- RECORDS TO USE -

-- start --

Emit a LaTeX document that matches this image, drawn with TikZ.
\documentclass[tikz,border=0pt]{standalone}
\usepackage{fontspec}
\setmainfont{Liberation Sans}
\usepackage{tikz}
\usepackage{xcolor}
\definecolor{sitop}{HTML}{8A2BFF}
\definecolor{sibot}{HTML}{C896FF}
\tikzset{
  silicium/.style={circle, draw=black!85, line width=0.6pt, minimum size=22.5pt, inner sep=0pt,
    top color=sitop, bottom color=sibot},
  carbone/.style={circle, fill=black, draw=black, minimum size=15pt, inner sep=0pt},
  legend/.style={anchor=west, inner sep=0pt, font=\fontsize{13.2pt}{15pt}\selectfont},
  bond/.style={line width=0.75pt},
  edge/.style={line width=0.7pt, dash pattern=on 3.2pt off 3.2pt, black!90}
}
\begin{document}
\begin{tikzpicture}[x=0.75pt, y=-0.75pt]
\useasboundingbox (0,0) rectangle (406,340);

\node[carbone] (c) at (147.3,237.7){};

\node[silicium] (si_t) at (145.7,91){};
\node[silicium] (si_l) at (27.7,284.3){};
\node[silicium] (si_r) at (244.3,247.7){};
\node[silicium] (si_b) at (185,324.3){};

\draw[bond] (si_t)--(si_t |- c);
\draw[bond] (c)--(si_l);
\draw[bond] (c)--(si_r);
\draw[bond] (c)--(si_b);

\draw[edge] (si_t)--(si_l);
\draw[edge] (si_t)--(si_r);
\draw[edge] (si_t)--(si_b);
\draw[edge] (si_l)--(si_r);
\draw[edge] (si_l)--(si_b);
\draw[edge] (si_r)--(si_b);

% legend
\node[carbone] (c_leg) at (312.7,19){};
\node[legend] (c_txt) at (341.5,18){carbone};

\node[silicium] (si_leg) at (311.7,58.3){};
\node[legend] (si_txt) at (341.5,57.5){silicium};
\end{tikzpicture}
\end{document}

-- end --
-- start --

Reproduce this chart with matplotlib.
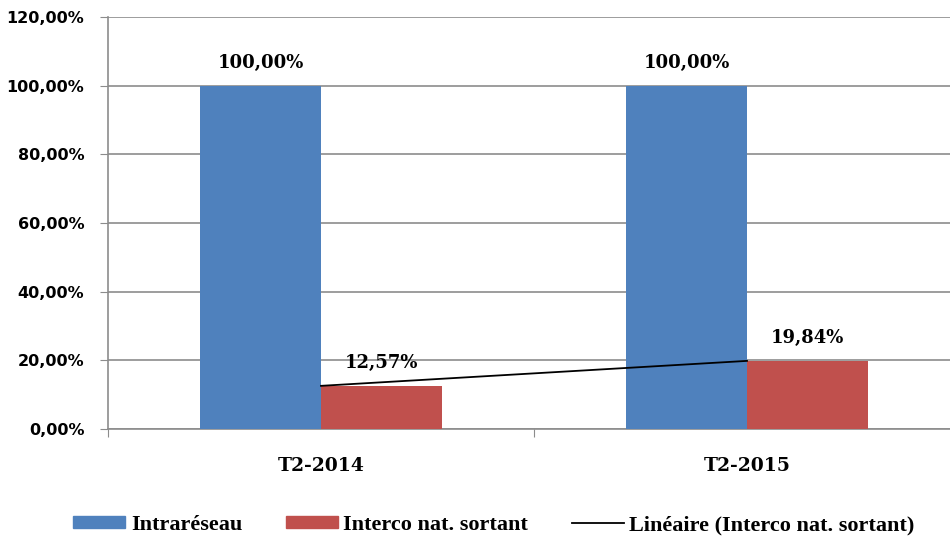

-- end --

- WHAT YOU HAVE TO DO -
What is wanted is an exact copy of the lines from the line containing "Emit a LaTeX" to the line containing "(0,0) rectangle (406,340);", both lines included, and of no other line.

- ANSWER TO THE TASK -
Emit a LaTeX document that matches this image, drawn with TikZ.
\documentclass[tikz,border=0pt]{standalone}
\usepackage{fontspec}
\setmainfont{Liberation Sans}
\usepackage{tikz}
\usepackage{xcolor}
\definecolor{sitop}{HTML}{8A2BFF}
\definecolor{sibot}{HTML}{C896FF}
\tikzset{
  silicium/.style={circle, draw=black!85, line width=0.6pt, minimum size=22.5pt, inner sep=0pt,
    top color=sitop, bottom color=sibot},
  carbone/.style={circle, fill=black, draw=black, minimum size=15pt, inner sep=0pt},
  legend/.style={anchor=west, inner sep=0pt, font=\fontsize{13.2pt}{15pt}\selectfont},
  bond/.style={line width=0.75pt},
  edge/.style={line width=0.7pt, dash pattern=on 3.2pt off 3.2pt, black!90}
}
\begin{document}
\begin{tikzpicture}[x=0.75pt, y=-0.75pt]
\useasboundingbox (0,0) rectangle (406,340);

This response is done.